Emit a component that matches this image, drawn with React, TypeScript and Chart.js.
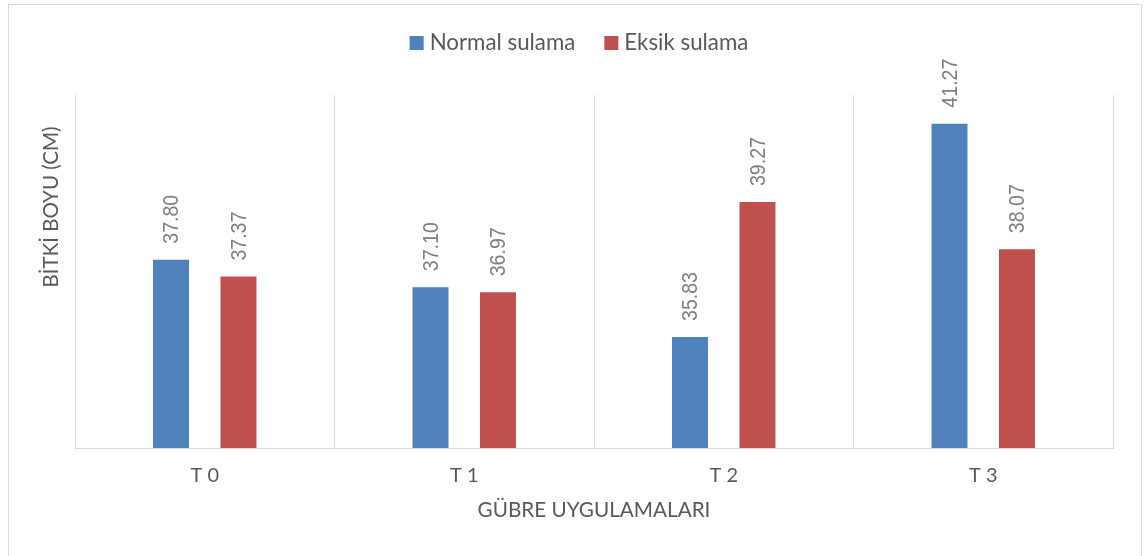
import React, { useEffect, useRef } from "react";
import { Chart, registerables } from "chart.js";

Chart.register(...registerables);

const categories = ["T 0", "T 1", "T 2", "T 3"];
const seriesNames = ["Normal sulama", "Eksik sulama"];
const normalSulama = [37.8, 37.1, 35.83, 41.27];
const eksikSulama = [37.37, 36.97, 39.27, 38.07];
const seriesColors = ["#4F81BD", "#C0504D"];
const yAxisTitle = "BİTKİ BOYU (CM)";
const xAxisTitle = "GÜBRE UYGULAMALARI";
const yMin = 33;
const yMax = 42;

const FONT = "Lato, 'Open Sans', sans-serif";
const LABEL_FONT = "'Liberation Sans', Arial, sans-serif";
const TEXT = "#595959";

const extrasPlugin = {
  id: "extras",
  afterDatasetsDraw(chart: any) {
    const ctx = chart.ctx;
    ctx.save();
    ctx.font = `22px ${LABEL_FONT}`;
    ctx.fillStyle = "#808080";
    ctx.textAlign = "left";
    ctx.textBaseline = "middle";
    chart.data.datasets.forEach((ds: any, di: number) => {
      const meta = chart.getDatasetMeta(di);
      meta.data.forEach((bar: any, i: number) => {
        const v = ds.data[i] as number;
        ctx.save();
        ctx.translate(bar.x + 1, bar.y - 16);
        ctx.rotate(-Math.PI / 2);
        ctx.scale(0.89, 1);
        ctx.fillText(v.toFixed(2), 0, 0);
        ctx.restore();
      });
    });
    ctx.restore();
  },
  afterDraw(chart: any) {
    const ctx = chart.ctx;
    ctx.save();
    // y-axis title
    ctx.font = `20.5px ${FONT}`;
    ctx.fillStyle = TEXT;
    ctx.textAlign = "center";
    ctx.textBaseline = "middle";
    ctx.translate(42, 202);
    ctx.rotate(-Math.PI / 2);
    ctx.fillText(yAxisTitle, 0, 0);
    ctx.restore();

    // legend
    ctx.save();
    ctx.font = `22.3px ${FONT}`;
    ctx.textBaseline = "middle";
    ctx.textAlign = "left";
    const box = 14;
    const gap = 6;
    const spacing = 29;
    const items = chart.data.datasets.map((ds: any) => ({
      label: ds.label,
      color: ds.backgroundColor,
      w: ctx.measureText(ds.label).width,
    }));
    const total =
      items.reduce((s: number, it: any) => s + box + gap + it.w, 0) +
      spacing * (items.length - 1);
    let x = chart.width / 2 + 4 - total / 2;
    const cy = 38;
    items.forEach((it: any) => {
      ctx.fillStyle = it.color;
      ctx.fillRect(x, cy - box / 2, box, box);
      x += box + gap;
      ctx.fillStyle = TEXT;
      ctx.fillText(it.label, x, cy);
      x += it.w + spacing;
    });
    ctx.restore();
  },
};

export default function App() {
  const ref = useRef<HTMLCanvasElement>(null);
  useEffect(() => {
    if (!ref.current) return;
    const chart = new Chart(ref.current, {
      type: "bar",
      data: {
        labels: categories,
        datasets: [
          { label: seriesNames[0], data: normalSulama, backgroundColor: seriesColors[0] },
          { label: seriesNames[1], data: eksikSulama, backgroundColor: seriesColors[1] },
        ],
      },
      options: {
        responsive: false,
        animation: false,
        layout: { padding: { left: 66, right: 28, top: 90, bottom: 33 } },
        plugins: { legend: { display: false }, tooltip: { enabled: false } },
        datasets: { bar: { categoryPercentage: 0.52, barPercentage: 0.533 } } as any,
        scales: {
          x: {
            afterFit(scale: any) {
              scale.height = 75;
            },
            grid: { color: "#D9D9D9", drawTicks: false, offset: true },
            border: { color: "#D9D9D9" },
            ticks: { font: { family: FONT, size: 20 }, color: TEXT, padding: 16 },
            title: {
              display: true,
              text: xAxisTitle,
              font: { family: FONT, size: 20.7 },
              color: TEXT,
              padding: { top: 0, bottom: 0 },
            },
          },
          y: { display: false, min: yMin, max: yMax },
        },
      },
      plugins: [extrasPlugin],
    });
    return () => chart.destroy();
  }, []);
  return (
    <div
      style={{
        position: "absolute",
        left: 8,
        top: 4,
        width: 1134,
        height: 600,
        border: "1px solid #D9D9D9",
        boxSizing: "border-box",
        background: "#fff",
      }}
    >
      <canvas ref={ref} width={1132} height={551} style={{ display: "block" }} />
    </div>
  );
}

INSTRUCTIONS FOR THE TASK:
Emit the lines of the material exactly, from its first line to the line containing "Chart.register(...registerables);", inclusive; leave every picture out.

OUTPUT FOR THIS TASK:
Emit a component that matches this image, drawn with React, TypeScript and Chart.js.
import React, { useEffect, useRef } from "react";
import { Chart, registerables } from "chart.js";

Chart.register(...registerables);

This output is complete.